NTC Thermistor Resistance to Temperature (Beta Equation)
The temperature an NTC thermistor's measured resistance corresponds to, by the beta (B-parameter) equation 1/T = 1/T0 + (1/B) ln(R/R0) in kelvin. R0 is the nominal resistance at the reference temperature T0 (almost always 10 kohm at 25 C for the HVAC-standard sensor) and B (~3435-3950 K) is the material constant, both off the datasheet. Being NEGATIVE-coefficient, resistance FALLS as temperature RISES: a 10 kohm/3950 K sensor reads 25 C at 10 kohm, 41.5 C at 5 kohm, 10.2 C at 20 kohm.

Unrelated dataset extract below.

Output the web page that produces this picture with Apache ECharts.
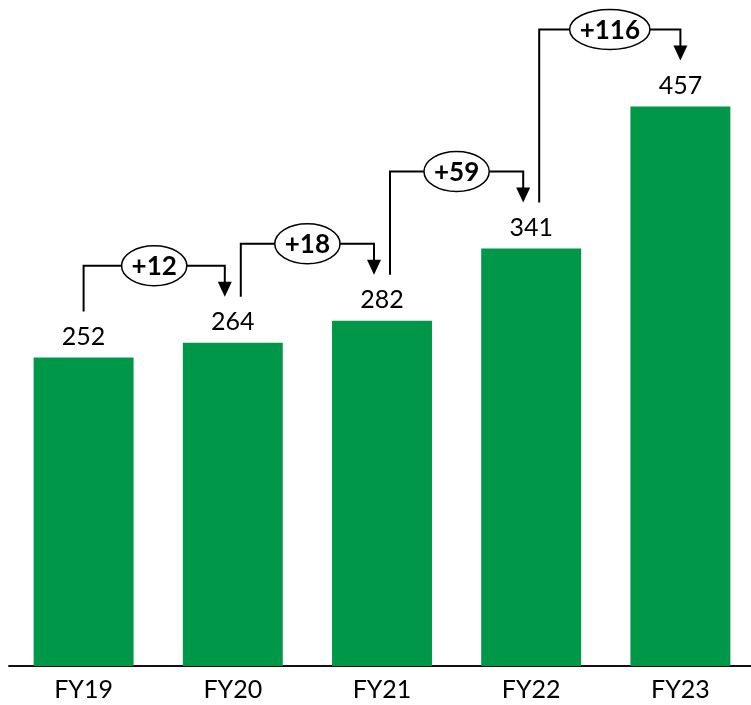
<!DOCTYPE html>
<html>
<head>
<meta charset="utf-8">
<style>
  html, body { margin: 0; padding: 0; background: #ffffff; overflow: hidden; }
  #chart { width: 760px; height: 705px; }
</style>
<script src="https://cdn.jsdelivr.net/npm/echarts@6/dist/echarts.min.js"></script>
</head>
<body>
<div id="chart"></div>
<script>
// Fiscal years and yearly totals
const categories = ['FY19', 'FY20', 'FY21', 'FY22', 'FY23'];
const totals = [252, 264, 282, 341, 457];
// Year-over-year increases shown in the callout bubbles
const changes = [12, 18, 59, 116];

const FONT = 'Lato, "Open Sans", sans-serif';
const BAR_COLOR = '#009848';

// Measure bubble text so each ellipse hugs its label
const measureCtx = document.createElement('canvas').getContext('2d');
function textWidth(txt, font) {
  measureCtx.font = font;
  return measureCtx.measureText(txt).width;
}

// Step connectors: [fromIndex, fromValue, toValue, change]
const connectorData = changes.map((c, i) => [i, totals[i], totals[i + 1], c]);

function renderConnector(params, api) {
  const i = api.value(0);
  const from = api.coord([i, api.value(1)]);
  const to = api.coord([i + 1, api.value(2)]);
  const last = categories.length - 1;
  const inset = 8;
  const x1 = from[0] + (i === 0 ? 0 : inset);
  const x2 = to[0] - (i + 1 === last ? 0 : inset);
  const yStart = from[1] - 46;
  const yTip = to[1] - 46;
  const yRun = yTip - 31;
  const headH = 15, headW = 7;
  const label = '+' + api.value(3);
  const bubbleFont = 'bold 26px ' + FONT;
  const rx = textWidth(label, bubbleFont) / 2 + 10;
  const cx = (x1 + x2) / 2;
  return {
    type: 'group',
    children: [
      {
        type: 'polyline',
        shape: { points: [[x1, yStart], [x1, yRun], [x2, yRun], [x2, yTip - headH + 1]] },
        style: { stroke: '#000', lineWidth: 2, fill: null }
      },
      {
        type: 'polygon',
        shape: { points: [[x2 - headW, yTip - headH], [x2 + headW, yTip - headH], [x2, yTip]] },
        style: { fill: '#000' }
      },
      {
        type: 'ellipse',
        shape: { cx: cx, cy: yRun, rx: rx, ry: 20 },
        style: { fill: '#fff', stroke: '#000', lineWidth: 1.5 }
      },
      {
        type: 'text',
        style: {
          text: label, x: cx, y: yRun + 1,
          align: 'center', verticalAlign: 'middle',
          font: bubbleFont, fill: '#000'
        }
      }
    ]
  };
}

const chart = echarts.init(document.getElementById('chart'), null, { renderer: 'canvas' });
chart.setOption({
  animation: false,
  grid: { left: 9, width: 746, top: 4.8, bottom: 39, containLabel: false },
  xAxis: {
    type: 'category',
    data: categories,
    axisLine: { show: true, lineStyle: { color: '#111', width: 2 } },
    axisTick: { show: false },
    axisLabel: { color: '#000', fontFamily: FONT, fontSize: 25, margin: 11 }
  },
  yAxis: {
    type: 'value',
    min: 0,
    max: 540,
    show: false,
    splitLine: { show: false }
  },
  series: [
    {
      type: 'bar',
      data: totals,
      barWidth: '67%',
      itemStyle: { color: BAR_COLOR },
      label: {
        show: true,
        position: 'top',
        distance: 8,
        color: '#000',
        fontFamily: FONT,
        fontSize: 25
      }
    },
    {
      type: 'custom',
      data: connectorData,
      renderItem: renderConnector,
      z: 5,
      silent: true
    }
  ]
});
</script>
</body>
</html>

The beta form is a two-point fit good to about +/-0.2-1 C near T0; a wider or tighter job uses the 3-constant Steinhart-Hart. Distinct from a platinum RTD (positive-coefficient, Callendar-Van Dusen). The datasheet R-T curve, tolerance, and self-heating govern the field accuracy.
Formula and source
1/T = 1/T0 + (1/B) ln(R/R0), T and T0 in kelvin (T0 = ref_temp_c + 273.15); T = 1 / (1/T0 + (1/B) ln(R/R0)); output in C and F. R0 and B come from the sensor datasheet.
NTC thermistor beta (B-parameter) resistance-temperature equation, by name; the sensor datasheet R-T curve and tolerance govern. A wider span uses the 3-constant Steinhart-Hart equation.